Session Tasks

Stefan Sagemeister reminds us that the story concept has been used and and abused.

Not all writing is brilliant. And not all writing has to be brilliant. To understand this better we have to understand the contract around a piece of text. Is it like a parking ticket that doesn’t have to be particularly well written?

Communication and change of state or status. This piece of footage shows a rich sequence of these elements in a 5 minute zero to hero sequence that got a million hits. It tells us a lot about the relation between story and change.

All the right notes, but not necessarily in the right order. The classic Morecambe and Wise sketch which shows order matters.

Prints on the Gun exercise. Group investigation into the motor of writing. We take a piece of writing from a typical detective situation and ask how persuasion is operating in terms of beats. These are fundamental story units that are found everywhere.

The once upon a time exercise to see what happens in the kingdom. This exercise is about feeling our way to the critical ingredients of a super simple story.

Remember your school food? Unless you lived in Sweden where people report their school food as being excellent, you’ll remember it with some mixed feelings. This exercise is simple. Write to your dinner lady and get her to change what’s on the menu. Remember, she’s not minded to change anything, but something inspiring and not too manipulative might work.

The hotel letter you wrote. What does it tell us about what works when we’re the other side of our own writing? What works, and what doesn’t?It may be the first time you’ve read your work as a competitor to others on exactly the same brief.

Reading out pure drivel is interesting. We read this text out aloud while standing up. We sit down when we’ve had enough then we ask the question: when and why do we give up reading? This exercise shows how a logic or flow glitch sheds readers like a leaky pipe. You can use this tool to fix any script.

Mr White, a la Breaking Bad, narrated in super simple storyline. Complete with predicament, dilemma, and character arc. It shows us how clear storytelling can be.

Martin Luther King’s 1963 speech here in an abridged form shows some of the key beats of a great piece of writing. From fact to inspiring principle; it also shows how to manage conflicting interests by finding the largest common denominator.

Winston Churchill’s finest hour speech is a masterclass in structure. Probably the most famous speech in the English language it shows the power of going taking an idea to its logical conclusion.

Two presidents, two inaugural speeches, in the early mid section where the pain problem or situation gets developed. Can you guess who did which on? Spoiler alert: don’t watch the  Video if you’ve not done the problem. What does this tell us about quality as opposed to what we think is quality?

Working with really simple types helps gets things clear. We do a lot of this on the course. Reducing complex multi-stakeholder interests to one dimension makes things much simpler and doable.
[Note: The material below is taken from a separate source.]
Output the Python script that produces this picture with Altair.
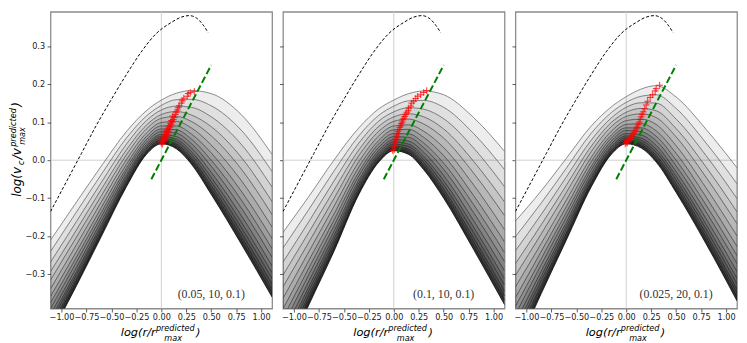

How do you sell one of these cars to one of the Mr Men? This exercise clears out all of the clutter in our thinking. It also helps us get to grips with the difference between features and benefits, because benefits connect to the psychology of an individual where features do not.

Stephen Hawking’s book sold more copies than the bible, 9 million copies in forty languages. And yet the subject matter is to say the least, quite complex. His gift is that he’s trying to help you understand, not to bamboozle you. His opening story demonstrates how the entire theme of the book can be summarised and illustrated in a single child like story.

Some brands have a clear consistent voice, and then there are all the others than merge into a great nothingness. How do brands connect with us as human beings and why are they so powerful? We look at the fundamental jungian archetypes and practice working with them.

The creation of a brand. And a kind of case history of a strategic insight for work yet to be done.

Nigella Lawson’s tone of voice as spoofed by Private Eye. Can you write something that positions a tone so clearly? It’s not as easy as you think.

What makes big ideas? Time for a quick look at creativity as a thing in itself. Finally if you’re working on a project, we can arrange an Skype call two weeks later, and see how you’re getting on with putting everything into practice.